Aviation workers are struggling to make ends meet, even though the airport continues to make profits.
The 2011 census showed that 21% of Australian aviation workers were living below the poverty line. In Cairns it seems things are even worse if you work at the airport.
A survey of airport workers undertaken by the TWU this year found:
- 74% of workers say their wages don’t cover their bills
- 70% think wages at the airport are unfair
- 70% say they can’t afford to retire at 65
- 46% have had working hours reduced to less than 36 hours per week
- One third of airport workers have had to take on second jobs
“Cairns is a tourist centre that relies on the airport to support nearly every job in town, but the front line workers are seeing their wages and conditions deteriorate year on year,” Mr Vieritz said.
Cairns Aviation worker Stuart Squires said that the airport is the backbone of the Cairns economy, but the workers that make it operate are struggling to pay their bills.
“It’s not fair when you consider the airport itself made over $8 million in profit last year”, he said.
“When you see those figures, you realise how important airport workers are to our local economy.

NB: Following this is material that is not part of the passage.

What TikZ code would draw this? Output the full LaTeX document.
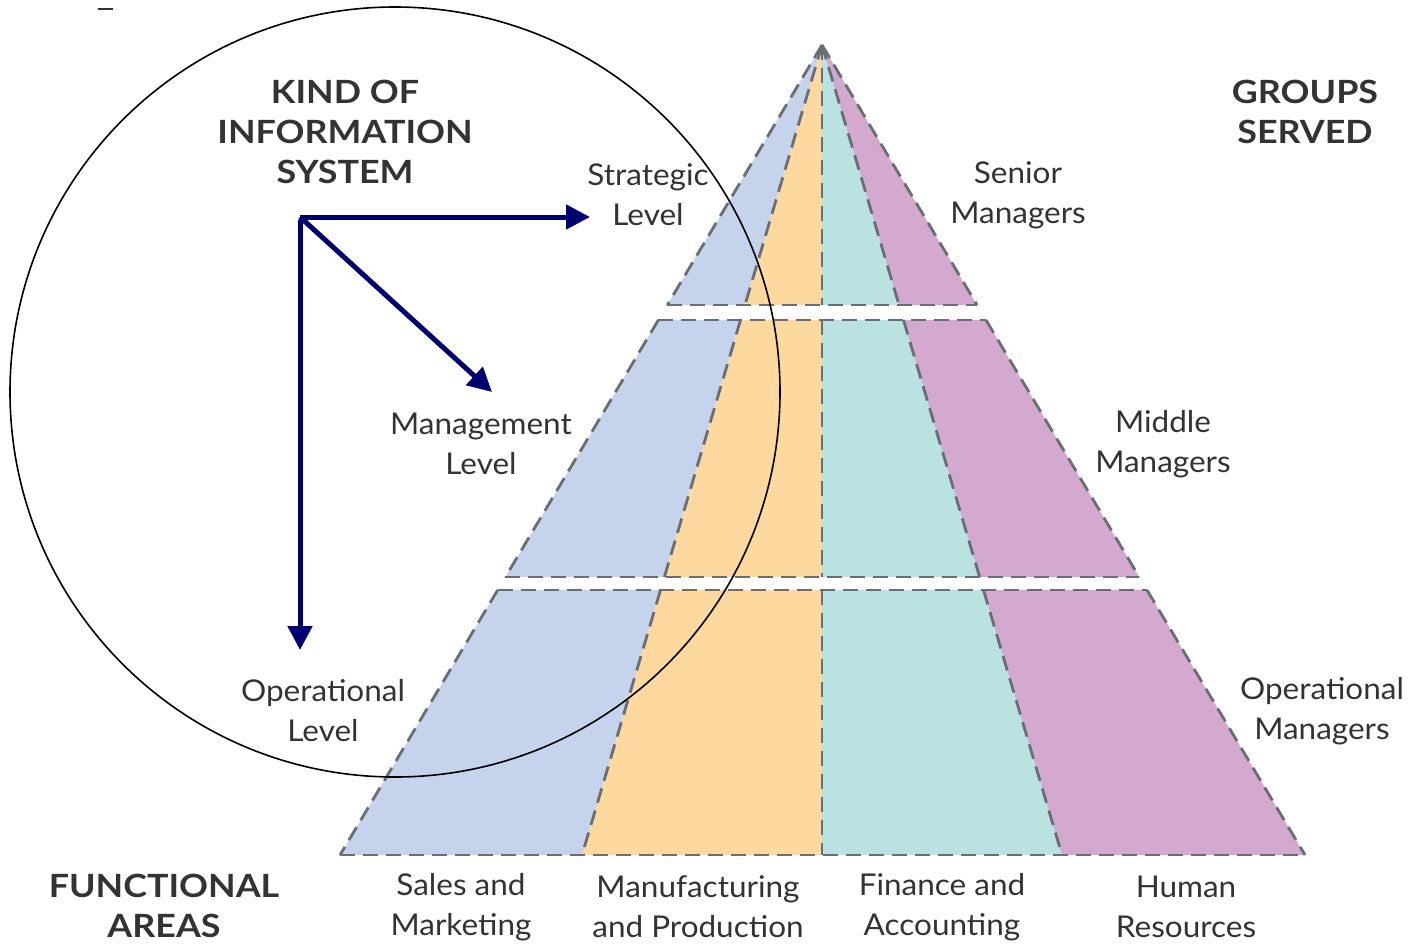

Wages and conditions should reflect that”, Mr Vieritz concluded.
Cairns airport workers will use upcoming Labour Day celebrations to focus attention on the poor wages and conditions being paid to workers in our aviation industry.
Workers from airport companies such as Qantas, QGS and Gate Aviation will march in numbers protesting the working conditions that are forced on them at Cairns Airport.
“We’ve had enough, we want it fixed. People don’t mind doing a fair days work for a fair days pay, but we won’t keep copping poverty wages while airport profits soar,” Cairns Aviation worker Sylvian Azemothe said.